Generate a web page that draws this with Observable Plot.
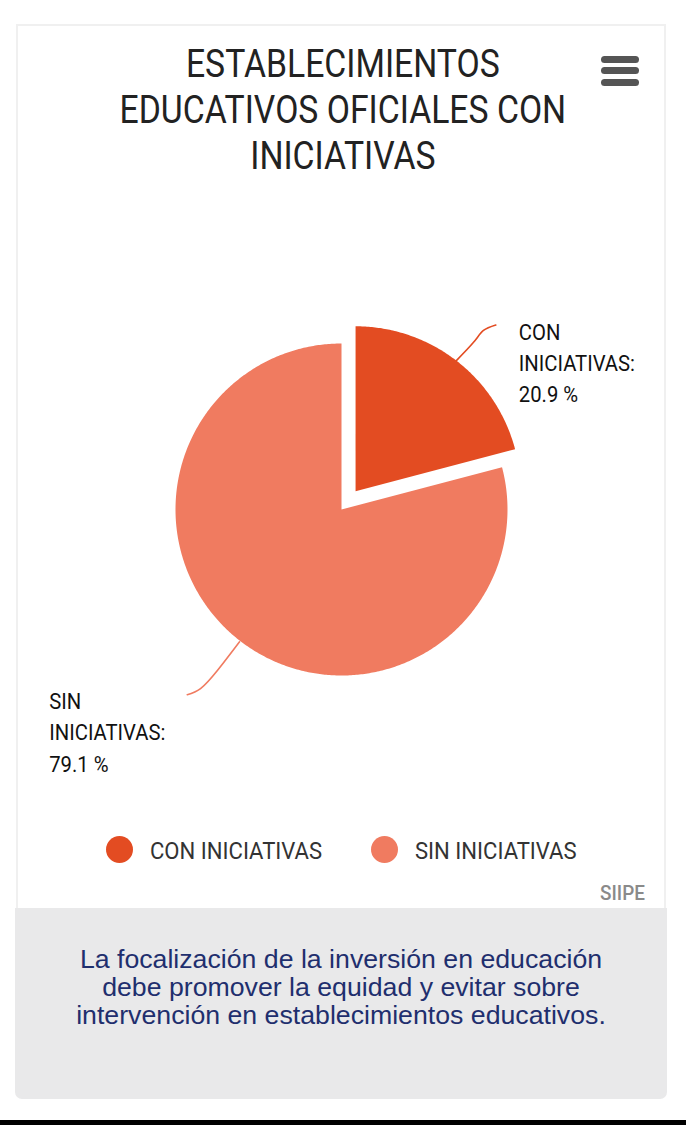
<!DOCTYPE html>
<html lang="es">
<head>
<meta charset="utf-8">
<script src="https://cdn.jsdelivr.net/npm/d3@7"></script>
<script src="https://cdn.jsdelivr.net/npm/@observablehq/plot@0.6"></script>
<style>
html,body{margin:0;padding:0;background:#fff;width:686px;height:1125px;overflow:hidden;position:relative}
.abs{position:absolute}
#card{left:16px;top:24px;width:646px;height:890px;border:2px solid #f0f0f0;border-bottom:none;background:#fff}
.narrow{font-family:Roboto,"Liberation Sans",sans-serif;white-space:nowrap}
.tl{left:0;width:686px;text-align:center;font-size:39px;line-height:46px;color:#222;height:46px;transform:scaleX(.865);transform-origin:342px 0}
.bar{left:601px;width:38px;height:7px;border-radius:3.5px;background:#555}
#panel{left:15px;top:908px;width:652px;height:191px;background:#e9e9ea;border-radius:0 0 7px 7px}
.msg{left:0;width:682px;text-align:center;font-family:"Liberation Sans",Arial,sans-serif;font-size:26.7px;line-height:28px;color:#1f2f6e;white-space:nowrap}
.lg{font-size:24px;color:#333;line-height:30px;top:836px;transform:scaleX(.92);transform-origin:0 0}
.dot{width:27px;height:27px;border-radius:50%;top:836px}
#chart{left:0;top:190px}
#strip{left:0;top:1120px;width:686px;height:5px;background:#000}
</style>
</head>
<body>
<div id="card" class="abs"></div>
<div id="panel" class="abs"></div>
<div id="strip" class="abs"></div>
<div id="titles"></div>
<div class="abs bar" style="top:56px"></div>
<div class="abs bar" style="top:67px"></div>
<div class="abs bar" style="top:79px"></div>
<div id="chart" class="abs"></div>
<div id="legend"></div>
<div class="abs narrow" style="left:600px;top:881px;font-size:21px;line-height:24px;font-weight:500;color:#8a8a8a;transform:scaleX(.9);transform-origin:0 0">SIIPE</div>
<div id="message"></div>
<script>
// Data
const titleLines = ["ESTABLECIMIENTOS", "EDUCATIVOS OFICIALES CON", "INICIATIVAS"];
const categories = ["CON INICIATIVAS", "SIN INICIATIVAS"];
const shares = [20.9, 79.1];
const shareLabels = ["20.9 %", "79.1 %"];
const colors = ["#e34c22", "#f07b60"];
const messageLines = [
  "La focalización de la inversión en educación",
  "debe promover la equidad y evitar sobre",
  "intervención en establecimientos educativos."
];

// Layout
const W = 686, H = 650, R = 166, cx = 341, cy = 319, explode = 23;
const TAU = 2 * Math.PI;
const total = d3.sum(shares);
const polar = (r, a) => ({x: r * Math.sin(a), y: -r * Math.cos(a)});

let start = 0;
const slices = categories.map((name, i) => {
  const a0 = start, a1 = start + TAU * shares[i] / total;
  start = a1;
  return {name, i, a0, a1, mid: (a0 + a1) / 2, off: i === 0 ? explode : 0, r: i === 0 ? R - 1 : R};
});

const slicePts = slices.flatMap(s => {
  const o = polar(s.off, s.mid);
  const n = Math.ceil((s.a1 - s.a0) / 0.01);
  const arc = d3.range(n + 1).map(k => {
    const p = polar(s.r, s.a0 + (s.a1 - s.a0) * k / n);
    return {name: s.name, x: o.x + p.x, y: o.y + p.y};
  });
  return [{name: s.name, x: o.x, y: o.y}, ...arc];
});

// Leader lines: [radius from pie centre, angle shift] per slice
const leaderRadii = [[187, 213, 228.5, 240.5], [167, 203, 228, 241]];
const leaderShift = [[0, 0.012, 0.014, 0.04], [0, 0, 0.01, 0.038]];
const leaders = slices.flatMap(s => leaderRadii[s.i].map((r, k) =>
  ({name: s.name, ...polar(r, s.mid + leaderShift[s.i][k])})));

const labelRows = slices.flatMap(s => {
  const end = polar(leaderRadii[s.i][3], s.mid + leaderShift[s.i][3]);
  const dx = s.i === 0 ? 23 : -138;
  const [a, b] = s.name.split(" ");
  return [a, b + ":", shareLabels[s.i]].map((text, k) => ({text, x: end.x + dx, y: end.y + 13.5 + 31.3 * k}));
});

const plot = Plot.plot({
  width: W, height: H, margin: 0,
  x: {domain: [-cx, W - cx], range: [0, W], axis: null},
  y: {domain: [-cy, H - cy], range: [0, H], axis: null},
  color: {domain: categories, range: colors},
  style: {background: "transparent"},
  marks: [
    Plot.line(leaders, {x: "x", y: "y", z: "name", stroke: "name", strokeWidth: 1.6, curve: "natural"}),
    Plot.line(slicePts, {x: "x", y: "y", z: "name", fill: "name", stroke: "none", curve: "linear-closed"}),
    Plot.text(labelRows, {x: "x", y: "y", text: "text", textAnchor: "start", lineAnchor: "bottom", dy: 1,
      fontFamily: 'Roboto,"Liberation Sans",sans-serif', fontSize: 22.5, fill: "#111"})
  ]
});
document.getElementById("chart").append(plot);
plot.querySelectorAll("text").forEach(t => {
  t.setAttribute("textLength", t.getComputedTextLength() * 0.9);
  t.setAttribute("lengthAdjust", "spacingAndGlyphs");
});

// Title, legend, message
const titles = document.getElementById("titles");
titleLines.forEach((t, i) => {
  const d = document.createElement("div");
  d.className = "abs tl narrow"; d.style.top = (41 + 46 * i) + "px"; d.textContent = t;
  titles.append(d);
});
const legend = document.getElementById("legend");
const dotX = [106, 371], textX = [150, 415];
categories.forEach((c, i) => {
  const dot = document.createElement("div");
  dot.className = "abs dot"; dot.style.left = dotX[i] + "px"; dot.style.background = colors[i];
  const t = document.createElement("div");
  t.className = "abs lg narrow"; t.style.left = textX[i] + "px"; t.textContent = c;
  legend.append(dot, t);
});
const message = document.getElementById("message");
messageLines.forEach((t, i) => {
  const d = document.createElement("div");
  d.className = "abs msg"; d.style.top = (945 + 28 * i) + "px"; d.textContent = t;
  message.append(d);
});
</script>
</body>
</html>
####################
# TASK PROMPT
Go through the material above and print all of it exactly, except the pictures.

# TASK ANSWER
Generate a web page that draws this with Observable Plot.
<!DOCTYPE html>
<html lang="es">
<head>
<meta charset="utf-8">
<script src="https://cdn.jsdelivr.net/npm/d3@7"></script>
<script src="https://cdn.jsdelivr.net/npm/@observablehq/plot@0.6"></script>
<style>
html,body{margin:0;padding:0;background:#fff;width:686px;height:1125px;overflow:hidden;position:relative}
.abs{position:absolute}
#card{left:16px;top:24px;width:646px;height:890px;border:2px solid #f0f0f0;border-bottom:none;background:#fff}
.narrow{font-family:Roboto,"Liberation Sans",sans-serif;white-space:nowrap}
.tl{left:0;width:686px;text-align:center;font-size:39px;line-height:46px;color:#222;height:46px;transform:scaleX(.865);transform-origin:342px 0}
.bar{left:601px;width:38px;height:7px;border-radius:3.5px;background:#555}
#panel{left:15px;top:908px;width:652px;height:191px;background:#e9e9ea;border-radius:0 0 7px 7px}
.msg{left:0;width:682px;text-align:center;font-family:"Liberation Sans",Arial,sans-serif;font-size:26.7px;line-height:28px;color:#1f2f6e;white-space:nowrap}
.lg{font-size:24px;color:#333;line-height:30px;top:836px;transform:scaleX(.92);transform-origin:0 0}
.dot{width:27px;height:27px;border-radius:50%;top:836px}
#chart{left:0;top:190px}
#strip{left:0;top:1120px;width:686px;height:5px;background:#000}
</style>
</head>
<body>
<div id="card" class="abs"></div>
<div id="panel" class="abs"></div>
<div id="strip" class="abs"></div>
<div id="titles"></div>
<div class="abs bar" style="top:56px"></div>
<div class="abs bar" style="top:67px"></div>
<div class="abs bar" style="top:79px"></div>
<div id="chart" class="abs"></div>
<div id="legend"></div>
<div class="abs narrow" style="left:600px;top:881px;font-size:21px;line-height:24px;font-weight:500;color:#8a8a8a;transform:scaleX(.9);transform-origin:0 0">SIIPE</div>
<div id="message"></div>
<script>
// Data
const titleLines = ["ESTABLECIMIENTOS", "EDUCATIVOS OFICIALES CON", "INICIATIVAS"];
const categories = ["CON INICIATIVAS", "SIN INICIATIVAS"];
const shares = [20.9, 79.1];
const shareLabels = ["20.9 %", "79.1 %"];
const colors = ["#e34c22", "#f07b60"];
const messageLines = [
  "La focalización de la inversión en educación",
  "debe promover la equidad y evitar sobre",
  "intervención en establecimientos educativos."
];

// Layout
const W = 686, H = 650, R = 166, cx = 341, cy = 319, explode = 23;
const TAU = 2 * Math.PI;
const total = d3.sum(shares);
const polar = (r, a) => ({x: r * Math.sin(a), y: -r * Math.cos(a)});

let start = 0;
const slices = categories.map((name, i) => {
  const a0 = start, a1 = start + TAU * shares[i] / total;
  start = a1;
  return {name, i, a0, a1, mid: (a0 + a1) / 2, off: i === 0 ? explode : 0, r: i === 0 ? R - 1 : R};
});

const slicePts = slices.flatMap(s => {
  const o = polar(s.off, s.mid);
  const n = Math.ceil((s.a1 - s.a0) / 0.01);
  const arc = d3.range(n + 1).map(k => {
    const p = polar(s.r, s.a0 + (s.a1 - s.a0) * k / n);
    return {name: s.name, x: o.x + p.x, y: o.y + p.y};
  });
  return [{name: s.name, x: o.x, y: o.y}, ...arc];
});

// Leader lines: [radius from pie centre, angle shift] per slice
const leaderRadii = [[187, 213, 228.5, 240.5], [167, 203, 228, 241]];
const leaderShift = [[0, 0.012, 0.014, 0.04], [0, 0, 0.01, 0.038]];
const leaders = slices.flatMap(s => leaderRadii[s.i].map((r, k) =>
  ({name: s.name, ...polar(r, s.mid + leaderShift[s.i][k])})));

const labelRows = slices.flatMap(s => {
  const end = polar(leaderRadii[s.i][3], s.mid + leaderShift[s.i][3]);
  const dx = s.i === 0 ? 23 : -138;
  const [a, b] = s.name.split(" ");
  return [a, b + ":", shareLabels[s.i]].map((text, k) => ({text, x: end.x + dx, y: end.y + 13.5 + 31.3 * k}));
});

const plot = Plot.plot({
  width: W, height: H, margin: 0,
  x: {domain: [-cx, W - cx], range: [0, W], axis: null},
  y: {domain: [-cy, H - cy], range: [0, H], axis: null},
  color: {domain: categories, range: colors},
  style: {background: "transparent"},
  marks: [
    Plot.line(leaders, {x: "x", y: "y", z: "name", stroke: "name", strokeWidth: 1.6, curve: "natural"}),
    Plot.line(slicePts, {x: "x", y: "y", z: "name", fill: "name", stroke: "none", curve: "linear-closed"}),
    Plot.text(labelRows, {x: "x", y: "y", text: "text", textAnchor: "start", lineAnchor: "bottom", dy: 1,
      fontFamily: 'Roboto,"Liberation Sans",sans-serif', fontSize: 22.5, fill: "#111"})
  ]
});
document.getElementById("chart").append(plot);
plot.querySelectorAll("text").forEach(t => {
  t.setAttribute("textLength", t.getComputedTextLength() * 0.9);
  t.setAttribute("lengthAdjust", "spacingAndGlyphs");
});

// Title, legend, message
const titles = document.getElementById("titles");
titleLines.forEach((t, i) => {
  const d = document.createElement("div");
  d.className = "abs tl narrow"; d.style.top = (41 + 46 * i) + "px"; d.textContent = t;
  titles.append(d);
});
const legend = document.getElementById("legend");
const dotX = [106, 371], textX = [150, 415];
categories.forEach((c, i) => {
  const dot = document.createElement("div");
  dot.className = "abs dot"; dot.style.left = dotX[i] + "px"; dot.style.background = colors[i];
  const t = document.createElement("div");
  t.className = "abs lg narrow"; t.style.left = textX[i] + "px"; t.textContent = c;
  legend.append(dot, t);
});
const message = document.getElementById("message");
messageLines.forEach((t, i) => {
  const d = document.createElement("div");
  d.className = "abs msg"; d.style.top = (945 + 28 * i) + "px"; d.textContent = t;
  message.append(d);
});
</script>
</body>
</html>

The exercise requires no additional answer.